Since humans are in the driver’s seat, they’re still operating on familiar incentives. Universal CEO Lucian Grainge said on the company’s latest earnings call that he expects the companies that stream his artists’ music to police improper content. Even if the streaming services had the option to pump out Fake Drake all day, their customers still would want access to the real thing, so the streamers are incentivized to keep the labels happy. Already, French streaming service Deezer (DEEZR.France) has announced that it’s developing software to spot AI-developed “deepfake” songs. Spotify has pledged to “strike a balance between allowing innovation, and of course, protecting artists.”
AI songs may well proliferate, but if they’re trained on copyrighted music, creators will likely have to pay up for access. “I think that’s how this is going to be fixed,” Jeronimo Folgueira, Deezer‘s CEO, says in an interview. “Whoever creates AI-generated content will have to share some of the revenue with the IP owners.”

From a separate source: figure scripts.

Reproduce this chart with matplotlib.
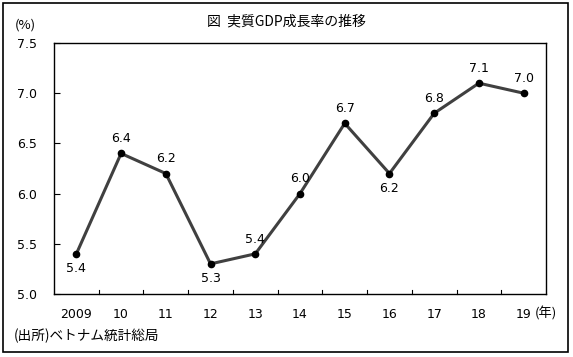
import matplotlib
matplotlib.use("Agg")
import matplotlib.pyplot as plt
from matplotlib.patches import Rectangle

plt.rcParams['font.family'] = ['Noto Sans CJK JP', 'DejaVu Sans']
NUM_FONT = ['DejaVu Sans']

years = ["2009", "10", "11", "12", "13", "14", "15", "16", "17", "18", "19"]
growth = [5.4, 6.4, 6.2, 5.3, 5.4, 6.0, 6.7, 6.2, 6.8, 7.1, 7.0]
label_pos = ["below", "above", "above", "below", "above", "above", "above", "below", "above", "above", "above"]
yticks = [5.0, 5.5, 6.0, 6.5, 7.0, 7.5]

W, H = 573, 357
fig = plt.figure(figsize=(W / 100, H / 100), dpi=100)
fig.patch.set_facecolor("white")

# outer frame
fig.add_artist(Rectangle((3 / W, 1 - 352 / H), 565 / W, 349 / H, transform=fig.transFigure,
                         fill=False, edgecolor="black", linewidth=1.2))

left, right, top, bottom = 54, 546, 43, 294
ax = fig.add_axes([left / W, 1 - bottom / H, (right - left) / W, (bottom - top) / H])

x = list(range(len(years)))
ax.plot(x, growth, color="#404040", linewidth=2.2, zorder=2)
ax.plot(x, growth, linestyle="none", marker="o", markersize=4.5, color="black", zorder=3)

for xi, v, pos in zip(x, growth, label_pos):
    if pos == "above":
        ax.annotate(f"{v:.1f}", (xi, v), xytext=(0, 6), textcoords="offset points",
                    ha="center", va="bottom", fontsize=9, family=NUM_FONT)
    else:
        ax.annotate(f"{v:.1f}", (xi, v), xytext=(0, -6), textcoords="offset points",
                    ha="center", va="top", fontsize=9, family=NUM_FONT)

ax.set_xlim(-0.5, len(years) - 0.5)
ax.set_ylim(5.0, 7.5)
ax.set_yticks(yticks)
ax.set_yticklabels([f"{t:.1f}" for t in yticks], fontsize=9, family=NUM_FONT)
ax.set_xticks(x)
ax.set_xticklabels(years, fontsize=9, family=NUM_FONT)
ax.tick_params(axis="x", length=0, pad=10)
ax.tick_params(axis="y", direction="in", length=4, pad=12, width=0.8)

# category separator ticks on x axis (inward)
for b in range(1, len(years)):
    ax.plot([b - 0.5, b - 0.5], [5.0, 5.0 + 0.04], color="black", linewidth=0.8,
            clip_on=False, zorder=1)

for s in ax.spines.values():
    s.set_linewidth(1.0)
    s.set_color("black")

fig.text(286 / W, 1 - 21 / H, "図  実質GDP成長率の推移", ha="center", va="center", fontsize=10)
fig.text(15 / W, 1 - 25 / H, "(%)", ha="left", va="center", fontsize=9.5)
fig.text(535 / W, 1 - 313 / H, "(年)", ha="left", va="center", fontsize=9.5)
fig.text(14 / W, 1 - 336 / H, "(出所)ベトナム統計総局", ha="left", va="center", fontsize=9.8)

fig.savefig("out.png", dpi=100, facecolor="white")
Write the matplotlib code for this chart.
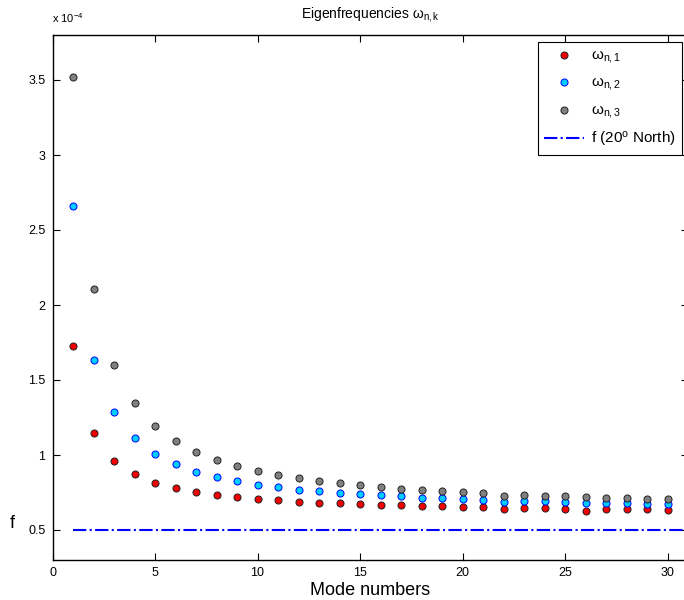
import matplotlib
matplotlib.use('Agg')
import matplotlib.pyplot as plt
from matplotlib.ticker import FormatStrFormatter

plt.rcParams['font.family'] = ['Liberation Sans', 'DejaVu Sans']
plt.rcParams['mathtext.fontset'] = 'custom'
plt.rcParams['mathtext.rm'] = 'Liberation Sans'
plt.rcParams['mathtext.it'] = 'Liberation Sans:italic'
plt.rcParams['mathtext.default'] = 'regular'

# mode numbers and eigenfrequencies (units of 1e-4 rad/s)
modes = list(range(1, 31))
omega1 = [1.73, 1.15, 0.96, 0.873, 0.813, 0.778, 0.753, 0.733, 0.720, 0.707,
          0.698, 0.689, 0.682, 0.678, 0.673, 0.669, 0.664, 0.662, 0.658, 0.655,
          0.653, 0.640, 0.647, 0.647, 0.642, 0.627, 0.638, 0.638, 0.638, 0.636]
omega2 = [2.66, 1.633, 1.285, 1.113, 1.007, 0.938, 0.889, 0.853, 0.827, 0.802,
          0.787, 0.769, 0.758, 0.749, 0.738, 0.731, 0.724, 0.716, 0.711, 0.704,
          0.700, 0.689, 0.693, 0.691, 0.687, 0.682, 0.680, 0.678, 0.673, 0.671]
omega3 = [3.52, 2.105, 1.60, 1.347, 1.196, 1.093, 1.022, 0.969, 0.929, 0.896,
          0.869, 0.847, 0.829, 0.813, 0.800, 0.787, 0.776, 0.769, 0.760, 0.751,
          0.744, 0.727, 0.733, 0.729, 0.724, 0.720, 0.716, 0.711, 0.709, 0.704]
f_lat = 0.5          # Coriolis parameter at 20 deg N
f_range = [1, 31]

W, H = 684, 600
fig = plt.figure(figsize=(W / 100, H / 100), dpi=100)
ax = fig.add_axes([52.5 / W, 40 / H, (688 - 52.5) / W, 525 / H])

ms = 26
ax.scatter(modes, omega1, s=ms, c='#f00000', edgecolors='#222222', linewidths=0.7,
           label=r'ω$_{n,1}$', zorder=3)
ax.scatter(modes, omega2, s=ms, c='#00ccff', edgecolors='#0000ff', linewidths=0.7,
           label=r'ω$_{n,2}$', zorder=3)
ax.scatter(modes, omega3, s=ms, c='#808080', edgecolors='#222222', linewidths=0.7,
           label=r'ω$_{n,3}$', zorder=3)
ax.plot(f_range, [f_lat, f_lat], color='#0000ff', linestyle='-.', linewidth=1.5,
        label=r'f (20$^o$ North)')

ax.set_xlim(0, 31)
ax.set_ylim(0.3, 3.8)
ax.set_xticks(range(0, 31, 5))
ax.set_yticks([0.5, 1, 1.5, 2, 2.5, 3, 3.5])
ax.yaxis.set_major_formatter(FormatStrFormatter('%g'))
ax.tick_params(direction='in', length=5, width=0.8, labelsize=9, top=True,
               right=True, pad=5)
for s in ax.spines.values():
    s.set_linewidth(1.0)

ax.set_title(r'Eigenfrequencies ω$_{n,k}$', fontsize=10, pad=12)
ax.set_xlabel('Mode numbers', fontsize=13, labelpad=2)
fig.text(12 / W, 1 - 523 / H, 'f', fontsize=13, ha='center', va='center')
fig.text(52 / W, 1 - 18 / H, r'x 10$^{-4}$', fontsize=8, ha='left', va='center')

leg = ax.legend(loc='upper right', bbox_to_anchor=(682 / W, 1 - 42 / H),
                bbox_transform=fig.transFigure, borderaxespad=0, fancybox=False,
                edgecolor='black', framealpha=1, fontsize=11, handlelength=2.6,
                labelspacing=0.68, borderpad=0.4, handletextpad=0.5)
leg.get_frame().set_linewidth(0.8)

fig.savefig('out.png', dpi=100)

The labels are also discussing another way to ensure that they’re properly compensated for their ownership rights, which could apply to AI, too. Streaming contracts now put all streams in one large pile and pay out royalties based on each artist’s share of the total pile. That means that a recording of rain falling that people stream 100 times in a row to help them sleep gets 100 times as much credit as a musician’s song played once on a road trip. A rise in the sheer number of song uploads—to a recent 120,000 a day, according to entertainment data provider Luminate—has eaten into the market share of the major labels. The labels want their artists to get premium credit in the revenue split, similar to the way a cable operator gives more money from the cable bundle to ESPN than to a low-ranking channel. Grainge considers most AI to be part of the “junk” content that takes money away from the high-quality stuff Universal owns. “Any way you look at it, it’s oversupply, whether or not AI-created. [That’s] simply bad—bad for artists, bad for fans, and bad for the platforms themselves,” he says.
Fake Drake may get the publicity today. The real guy is still going to be making money tomorrow.